=== Collected material ===
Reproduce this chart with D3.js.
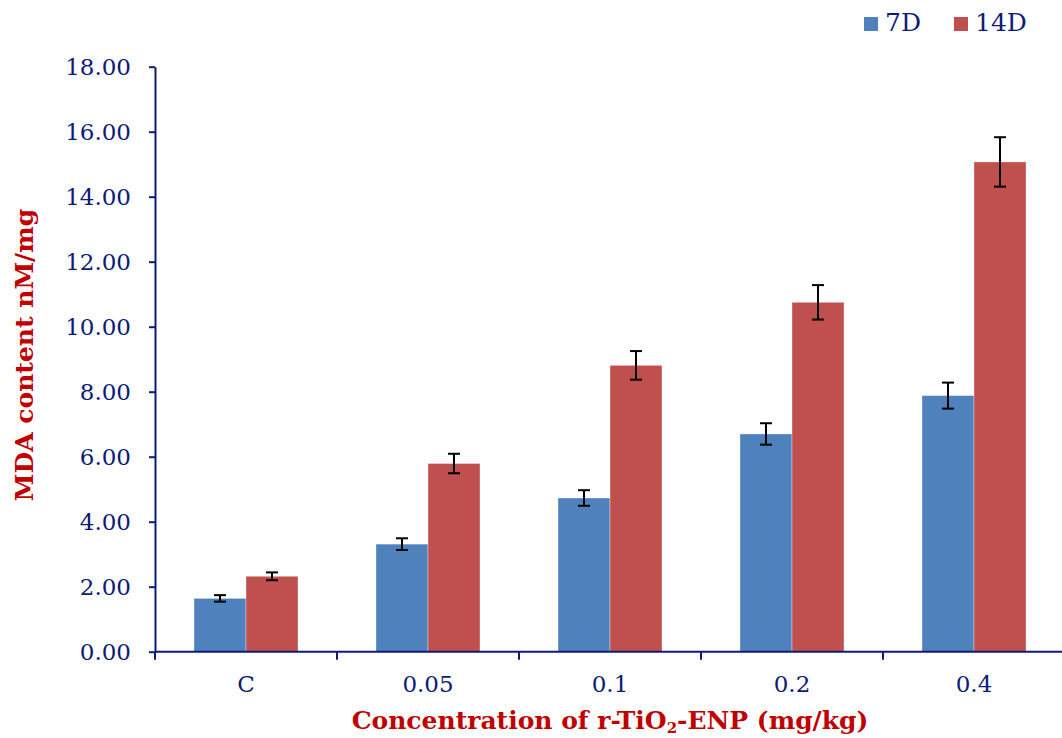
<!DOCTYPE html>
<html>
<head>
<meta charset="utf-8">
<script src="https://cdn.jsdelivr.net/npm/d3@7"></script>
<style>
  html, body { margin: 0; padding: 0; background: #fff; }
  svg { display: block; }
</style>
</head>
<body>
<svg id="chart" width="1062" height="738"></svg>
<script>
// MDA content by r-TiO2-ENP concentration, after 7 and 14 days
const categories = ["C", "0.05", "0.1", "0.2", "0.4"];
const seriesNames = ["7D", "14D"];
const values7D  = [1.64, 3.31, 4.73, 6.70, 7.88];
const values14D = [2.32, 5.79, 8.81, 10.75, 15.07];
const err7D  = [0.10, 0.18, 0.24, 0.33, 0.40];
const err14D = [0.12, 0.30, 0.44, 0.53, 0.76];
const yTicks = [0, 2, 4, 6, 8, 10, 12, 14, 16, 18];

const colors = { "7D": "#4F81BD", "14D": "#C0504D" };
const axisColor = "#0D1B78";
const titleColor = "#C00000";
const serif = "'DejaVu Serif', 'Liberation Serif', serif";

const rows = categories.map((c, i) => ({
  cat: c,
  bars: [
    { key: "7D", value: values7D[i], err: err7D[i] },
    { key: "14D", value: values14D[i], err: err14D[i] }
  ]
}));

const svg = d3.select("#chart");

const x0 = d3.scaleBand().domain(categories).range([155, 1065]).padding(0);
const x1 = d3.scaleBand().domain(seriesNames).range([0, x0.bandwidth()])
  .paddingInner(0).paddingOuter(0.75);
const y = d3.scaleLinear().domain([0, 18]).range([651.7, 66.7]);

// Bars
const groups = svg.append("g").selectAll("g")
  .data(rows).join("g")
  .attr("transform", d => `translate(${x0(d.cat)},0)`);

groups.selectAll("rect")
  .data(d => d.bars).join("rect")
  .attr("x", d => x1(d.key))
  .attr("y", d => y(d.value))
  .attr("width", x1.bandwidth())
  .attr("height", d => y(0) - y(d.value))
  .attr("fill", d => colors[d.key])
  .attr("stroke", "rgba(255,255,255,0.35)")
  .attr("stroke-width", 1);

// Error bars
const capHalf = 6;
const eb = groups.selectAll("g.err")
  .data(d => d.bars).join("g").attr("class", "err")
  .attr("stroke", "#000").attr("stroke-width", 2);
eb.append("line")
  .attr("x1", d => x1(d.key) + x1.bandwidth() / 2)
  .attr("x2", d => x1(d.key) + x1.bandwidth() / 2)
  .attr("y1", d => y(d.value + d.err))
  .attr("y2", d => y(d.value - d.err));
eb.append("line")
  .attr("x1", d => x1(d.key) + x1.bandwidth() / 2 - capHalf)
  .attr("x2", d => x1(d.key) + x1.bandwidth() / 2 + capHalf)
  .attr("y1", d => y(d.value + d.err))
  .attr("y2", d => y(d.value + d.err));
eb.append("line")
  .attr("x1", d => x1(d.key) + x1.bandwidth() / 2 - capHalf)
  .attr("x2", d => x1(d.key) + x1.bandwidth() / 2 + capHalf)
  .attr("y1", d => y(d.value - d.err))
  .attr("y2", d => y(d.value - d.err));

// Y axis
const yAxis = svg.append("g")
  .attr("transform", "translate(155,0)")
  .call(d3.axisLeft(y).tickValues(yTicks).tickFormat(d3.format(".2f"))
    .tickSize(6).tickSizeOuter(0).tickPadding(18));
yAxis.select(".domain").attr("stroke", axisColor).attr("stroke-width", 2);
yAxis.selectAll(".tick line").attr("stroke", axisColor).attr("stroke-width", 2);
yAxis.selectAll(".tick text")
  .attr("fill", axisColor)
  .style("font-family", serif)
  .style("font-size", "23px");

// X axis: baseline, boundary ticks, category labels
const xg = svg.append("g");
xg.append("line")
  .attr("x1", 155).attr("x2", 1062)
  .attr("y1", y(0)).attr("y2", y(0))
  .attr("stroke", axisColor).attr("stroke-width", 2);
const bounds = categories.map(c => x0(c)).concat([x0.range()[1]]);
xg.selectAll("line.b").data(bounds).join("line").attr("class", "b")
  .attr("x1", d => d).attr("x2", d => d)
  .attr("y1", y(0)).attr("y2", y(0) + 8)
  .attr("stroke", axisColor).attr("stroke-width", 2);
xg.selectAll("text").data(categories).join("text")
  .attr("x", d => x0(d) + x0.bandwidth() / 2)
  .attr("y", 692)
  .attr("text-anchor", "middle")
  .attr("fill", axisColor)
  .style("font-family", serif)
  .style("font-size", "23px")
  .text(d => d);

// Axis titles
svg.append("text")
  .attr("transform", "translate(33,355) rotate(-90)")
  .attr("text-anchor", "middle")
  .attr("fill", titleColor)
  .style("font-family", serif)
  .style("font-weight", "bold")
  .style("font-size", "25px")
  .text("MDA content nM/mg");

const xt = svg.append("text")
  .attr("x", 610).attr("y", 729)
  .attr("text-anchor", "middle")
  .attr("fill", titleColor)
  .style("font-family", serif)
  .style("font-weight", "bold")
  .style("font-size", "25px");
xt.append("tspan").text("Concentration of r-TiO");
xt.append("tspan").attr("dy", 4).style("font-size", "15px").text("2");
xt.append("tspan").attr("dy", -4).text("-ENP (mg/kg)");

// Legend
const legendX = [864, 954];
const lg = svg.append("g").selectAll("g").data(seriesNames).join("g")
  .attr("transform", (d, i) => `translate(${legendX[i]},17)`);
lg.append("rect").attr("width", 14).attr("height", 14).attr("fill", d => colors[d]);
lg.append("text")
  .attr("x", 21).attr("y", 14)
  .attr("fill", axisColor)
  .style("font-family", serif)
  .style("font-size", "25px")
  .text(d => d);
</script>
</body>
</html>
===
Exercise prompt
Working from the material above, transcribe it exactly while omitting pictures.

Task output
Reproduce this chart with D3.js.
<!DOCTYPE html>
<html>
<head>
<meta charset="utf-8">
<script src="https://cdn.jsdelivr.net/npm/d3@7"></script>
<style>
  html, body { margin: 0; padding: 0; background: #fff; }
  svg { display: block; }
</style>
</head>
<body>
<svg id="chart" width="1062" height="738"></svg>
<script>
// MDA content by r-TiO2-ENP concentration, after 7 and 14 days
const categories = ["C", "0.05", "0.1", "0.2", "0.4"];
const seriesNames = ["7D", "14D"];
const values7D  = [1.64, 3.31, 4.73, 6.70, 7.88];
const values14D = [2.32, 5.79, 8.81, 10.75, 15.07];
const err7D  = [0.10, 0.18, 0.24, 0.33, 0.40];
const err14D = [0.12, 0.30, 0.44, 0.53, 0.76];
const yTicks = [0, 2, 4, 6, 8, 10, 12, 14, 16, 18];

const colors = { "7D": "#4F81BD", "14D": "#C0504D" };
const axisColor = "#0D1B78";
const titleColor = "#C00000";
const serif = "'DejaVu Serif', 'Liberation Serif', serif";

const rows = categories.map((c, i) => ({
  cat: c,
  bars: [
    { key: "7D", value: values7D[i], err: err7D[i] },
    { key: "14D", value: values14D[i], err: err14D[i] }
  ]
}));

const svg = d3.select("#chart");

const x0 = d3.scaleBand().domain(categories).range([155, 1065]).padding(0);
const x1 = d3.scaleBand().domain(seriesNames).range([0, x0.bandwidth()])
  .paddingInner(0).paddingOuter(0.75);
const y = d3.scaleLinear().domain([0, 18]).range([651.7, 66.7]);

// Bars
const groups = svg.append("g").selectAll("g")
  .data(rows).join("g")
  .attr("transform", d => `translate(${x0(d.cat)},0)`);

groups.selectAll("rect")
  .data(d => d.bars).join("rect")
  .attr("x", d => x1(d.key))
  .attr("y", d => y(d.value))
  .attr("width", x1.bandwidth())
  .attr("height", d => y(0) - y(d.value))
  .attr("fill", d => colors[d.key])
  .attr("stroke", "rgba(255,255,255,0.35)")
  .attr("stroke-width", 1);

// Error bars
const capHalf = 6;
const eb = groups.selectAll("g.err")
  .data(d => d.bars).join("g").attr("class", "err")
  .attr("stroke", "#000").attr("stroke-width", 2);
eb.append("line")
  .attr("x1", d => x1(d.key) + x1.bandwidth() / 2)
  .attr("x2", d => x1(d.key) + x1.bandwidth() / 2)
  .attr("y1", d => y(d.value + d.err))
  .attr("y2", d => y(d.value - d.err));
eb.append("line")
  .attr("x1", d => x1(d.key) + x1.bandwidth() / 2 - capHalf)
  .attr("x2", d => x1(d.key) + x1.bandwidth() / 2 + capHalf)
  .attr("y1", d => y(d.value + d.err))
  .attr("y2", d => y(d.value + d.err));
eb.append("line")
  .attr("x1", d => x1(d.key) + x1.bandwidth() / 2 - capHalf)
  .attr("x2", d => x1(d.key) + x1.bandwidth() / 2 + capHalf)
  .attr("y1", d => y(d.value - d.err))
  .attr("y2", d => y(d.value - d.err));

// Y axis
const yAxis = svg.append("g")
  .attr("transform", "translate(155,0)")
  .call(d3.axisLeft(y).tickValues(yTicks).tickFormat(d3.format(".2f"))
    .tickSize(6).tickSizeOuter(0).tickPadding(18));
yAxis.select(".domain").attr("stroke", axisColor).attr("stroke-width", 2);
yAxis.selectAll(".tick line").attr("stroke", axisColor).attr("stroke-width", 2);
yAxis.selectAll(".tick text")
  .attr("fill", axisColor)
  .style("font-family", serif)
  .style("font-size", "23px");

// X axis: baseline, boundary ticks, category labels
const xg = svg.append("g");
xg.append("line")
  .attr("x1", 155).attr("x2", 1062)
  .attr("y1", y(0)).attr("y2", y(0))
  .attr("stroke", axisColor).attr("stroke-width", 2);
const bounds = categories.map(c => x0(c)).concat([x0.range()[1]]);
xg.selectAll("line.b").data(bounds).join("line").attr("class", "b")
  .attr("x1", d => d).attr("x2", d => d)
  .attr("y1", y(0)).attr("y2", y(0) + 8)
  .attr("stroke", axisColor).attr("stroke-width", 2);
xg.selectAll("text").data(categories).join("text")
  .attr("x", d => x0(d) + x0.bandwidth() / 2)
  .attr("y", 692)
  .attr("text-anchor", "middle")
  .attr("fill", axisColor)
  .style("font-family", serif)
  .style("font-size", "23px")
  .text(d => d);

// Axis titles
svg.append("text")
  .attr("transform", "translate(33,355) rotate(-90)")
  .attr("text-anchor", "middle")
  .attr("fill", titleColor)
  .style("font-family", serif)
  .style("font-weight", "bold")
  .style("font-size", "25px")
  .text("MDA content nM/mg");

const xt = svg.append("text")
  .attr("x", 610).attr("y", 729)
  .attr("text-anchor", "middle")
  .attr("fill", titleColor)
  .style("font-family", serif)
  .style("font-weight", "bold")
  .style("font-size", "25px");
xt.append("tspan").text("Concentration of r-TiO");
xt.append("tspan").attr("dy", 4).style("font-size", "15px").text("2");
xt.append("tspan").attr("dy", -4).text("-ENP (mg/kg)");

// Legend
const legendX = [864, 954];
const lg = svg.append("g").selectAll("g").data(seriesNames).join("g")
  .attr("transform", (d, i) => `translate(${legendX[i]},17)`);
lg.append("rect").attr("width", 14).attr("height", 14).attr("fill", d => colors[d]);
lg.append("text")
  .attr("x", 21).attr("y", 14)
  .attr("fill", axisColor)
  .style("font-family", serif)
  .style("font-size", "25px")
  .text(d => d);
</script>
</body>
</html>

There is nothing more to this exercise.